Coronavirus Adjusted Model

The model suggests that the number of cases during the peak of the pandemic may have been in the region of 50,000 cases per day. This is significantly higher – in fact, so much higher we need to remain sceptical about the model. Let’s test the model on recent numbers.

Model Prediction August/September

And now lets look at the reported numbers for the same period.

Coronavirus Reported Number August/September

The model isn’t too far out from the reported numbers. The reality is likely to be in the same zone – in all probability, higher than being reported of the past week by some fifteen to twenty-five percent.

Early Case Reporting Likely to be Wrong

Based on these numbers, the current number of cases isn’t as worrying as they first appear in official charts. They are still concerning as they are going up, which we know is not a linear process. The under-reporting in March/April is likely to have resulted in a big hole in the cases dataset. That means our understanding of the spread of Coronavirus, as based on the early data, is likely to be wrong. What we can do is track a more reliable metric, although we also need to understand that they may suffer from more lag than cases (cases are likely to be reported closer to an individual first being ill, with hospitalisation happening days later).

The model that we have scratched together might not be perfect, what we can infer is that the cases were massively under-reported in March… how wide the “error bar” needs to be is unclear as much of the reporting of ratios is based on the same data we are questioning in this article. We are also working our way from quite a small number (250 a day in a population of sixty million), which means being one-or-two out at this level makes a big difference to the number of cases we can infer.
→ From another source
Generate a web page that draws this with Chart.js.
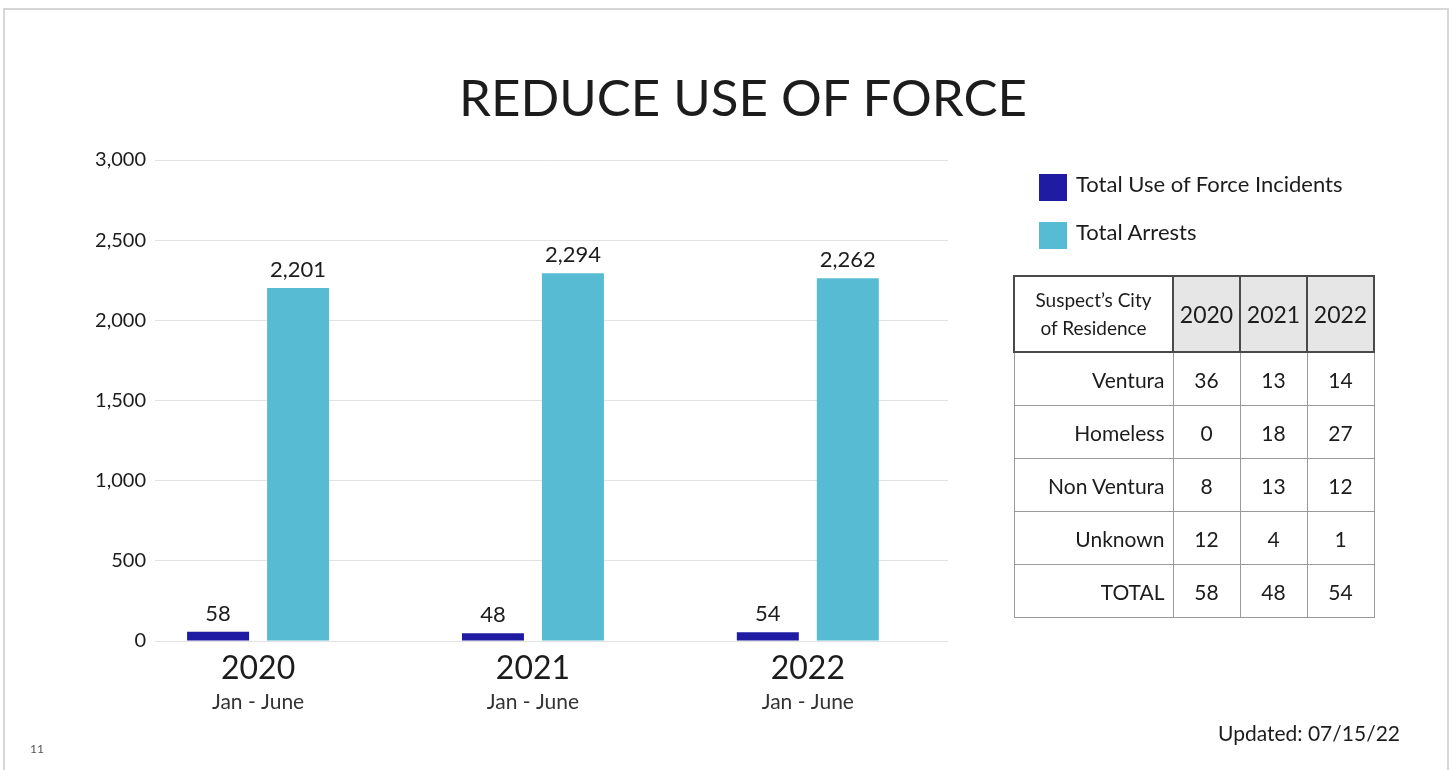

In the US, the case rates were 5x the hospitalisation numbers. The model in this article finds a somewhat larger gap (more like 16x) – but please remember this is just one way to examine the relationship between the numbers. The relationship we are basing this on seems a likely one, but that’s not proven by the above analysis.

And finally, please don’t walk away from this post thinking “oh well, that’s okay then!” The ability of the epidemic to spread will take us by surprise if we don’t keep a careful watch on the spread of the virus. In the UK the rates are doubling each week, which means the graph will “hockey stick” upwards if we can’t get things under control fast. If you can stay away from other people, limit that contact, and stop the spread – you are going to save real lives.

Updates

As of the 22nd October 2020 the Cases to Admissions ratio seems to be reliably around the 16x mark. The average since the start of August is 16.08 and the median for the same period is 16.73. That means that on average, around 6% of cases result in hospitalisation. The distribution of daily ratios is shown below. Not quite a normal distribution, but while it’s not a bell, it is jellyfish-like.
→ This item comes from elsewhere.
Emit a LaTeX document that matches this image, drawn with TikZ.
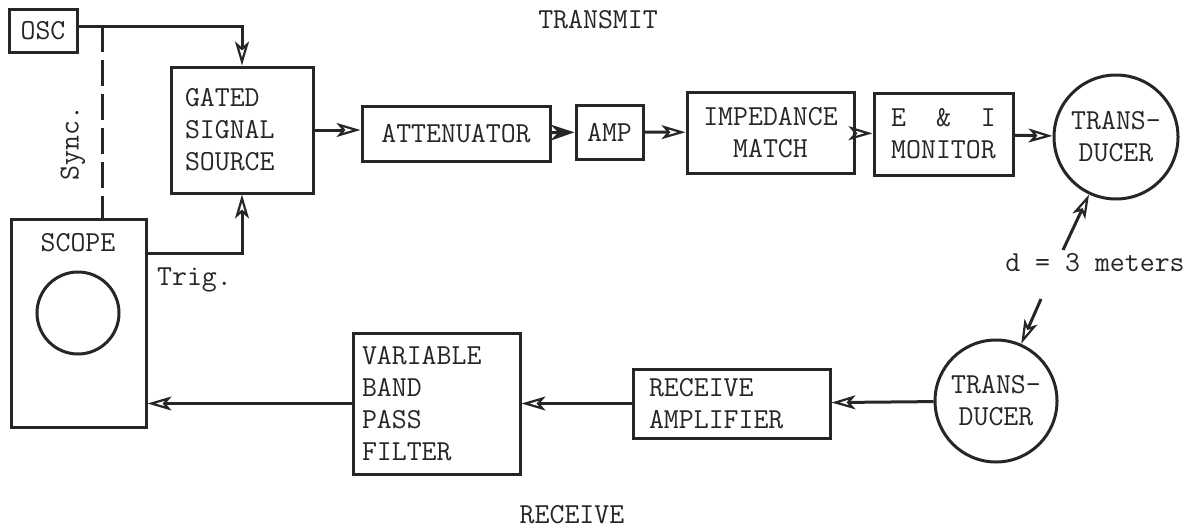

Distribution of Cases to Admissions

Based on the median of 16.73x cases to admissions, we can compare how this compares to the actual numbers since August. As you’d expect, hospital admissions are a lagging indicator, as people tend to become a case some days before they are admitted to hospital.

Predicted vs Actual Cases Since August

We can then look back to the previous periods to predict how many cases there were during the first peak, even though it wasn’t possibly to measure the number of cases at the time. Perhaps we should call this “predicted vs recorded” as the recorded numbers are less likely to be the actual numbers than the predicted ones.

Predicted vs Recorded Cases Since March

We can revisit this 16.73x multiplier with new data as it emerges to confirm the model, but it looks like the uppermost spike was almost 60,000 cases. That’s higher than the original model, which pitched it at around 50,000 – but both models are likely to be more indicative of the true extent of cases than the recorded numbers.